** What you are asked to do **
Read the listing and extract each line that includes the word "this".

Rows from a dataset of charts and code
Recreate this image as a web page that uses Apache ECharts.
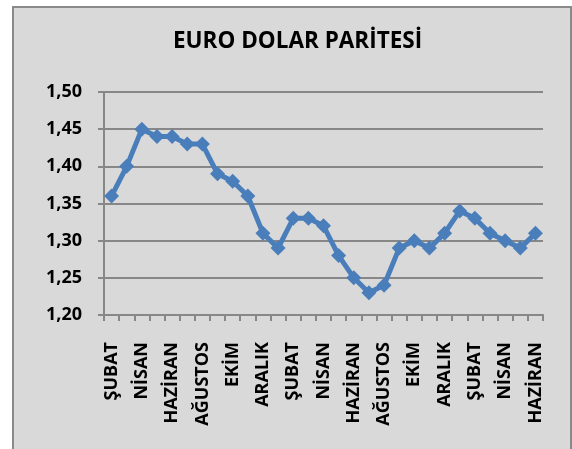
<!DOCTYPE html>
<html>
<head>
<meta charset="utf-8">
<script src="https://cdn.jsdelivr.net/npm/echarts@6/dist/echarts.min.js"></script>
<style>
  html, body { margin: 0; padding: 0; background: #fff; }
  #chart { width: 572px; height: 449px; }
</style>
</head>
<body>
<div id="chart"></div>
<script>
// aylar (her ikinci etiket gösteriliyor)
var months = ['ŞUBAT', 'MART', 'NİSAN', 'MAYIS', 'HAZİRAN', 'TEMMUZ', 'AĞUSTOS', 'EYLÜL', 'EKİM', 'KASIM', 'ARALIK', 'OCAK',
    'ŞUBAT', 'MART', 'NİSAN', 'MAYIS', 'HAZİRAN', 'TEMMUZ', 'AĞUSTOS', 'EYLÜL', 'EKİM', 'KASIM', 'ARALIK', 'OCAK',
    'ŞUBAT', 'MART', 'NİSAN', 'MAYIS', 'HAZİRAN'];
var parity = [1.36, 1.40, 1.45, 1.44, 1.44, 1.43, 1.43, 1.39, 1.38, 1.36, 1.31, 1.29,
    1.33, 1.33, 1.32, 1.28, 1.25, 1.23, 1.24, 1.29, 1.30, 1.29, 1.31, 1.34,
    1.33, 1.31, 1.30, 1.29, 1.31];
var yMin = 1.20, yMax = 1.50, yStep = 0.05;

var font = '"Open Sans", "DejaVu Sans", sans-serif';
var gray = '#878787';

var myChart = echarts.init(document.getElementById('chart'));
var option = {
    backgroundColor: '#fff',
    animation: false,
    graphic: [{
        type: 'rect',
        z: -10,
        shape: { x: 13, y: 7, width: 558, height: 470 },
        style: { fill: '#d9d9d9', stroke: '#8a8a8a', lineWidth: 2 }
    }],
    title: {
        text: 'EURO DOLAR PARİTESİ',
        left: 168,
        top: 25,
        textStyle: { fontFamily: font, fontSize: 22.5, fontWeight: 'bold', color: '#000' }
    },
    grid: { left: 104, right: 29, top: 92, bottom: 134 },
    xAxis: {
        type: 'category',
        data: months,
        boundaryGap: true,
        axisLine: { lineStyle: { color: gray, width: 2 } },
        axisTick: { show: true, length: 6, interval: 0, lineStyle: { color: gray, width: 2 } },
        axisLabel: {
            interval: 1,
            rotate: 90,
            margin: 27,
            fontFamily: font,
            fontSize: 18,
            fontWeight: 'bold',
            color: '#000'
        },
        splitLine: { show: false }
    },
    yAxis: {
        type: 'value',
        min: yMin,
        max: yMax,
        interval: yStep,
        axisLine: { show: true, lineStyle: { color: gray, width: 2 } },
        axisTick: { show: true, length: 6, lineStyle: { color: gray, width: 2 } },
        axisLabel: {
            margin: 22,
            fontFamily: font,
            fontSize: 18,
            fontWeight: 'bold',
            color: '#000',
            formatter: function (v) { return v.toFixed(2).replace('.', ','); }
        },
        splitLine: { show: true, lineStyle: { color: gray, width: 2 } }
    },
    series: [{
        type: 'line',
        data: parity,
        symbol: 'diamond',
        symbolSize: 15,
        showAllSymbol: true,
        lineStyle: { color: '#4a7ebb', width: 5 },
        itemStyle: { color: '#4a7ebb' }
    }]
};
myChart.setOption(option);
</script>
</body>
</html>
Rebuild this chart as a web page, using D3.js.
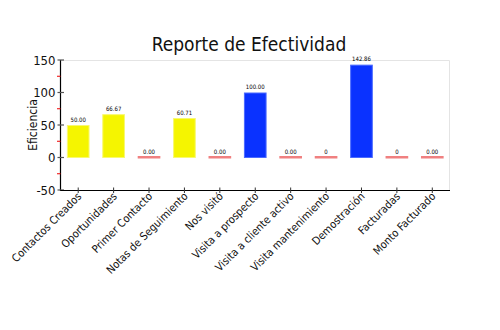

** Task response **
Recreate this image as a web page that uses Apache ECharts.
Rebuild this chart as a web page, using D3.js.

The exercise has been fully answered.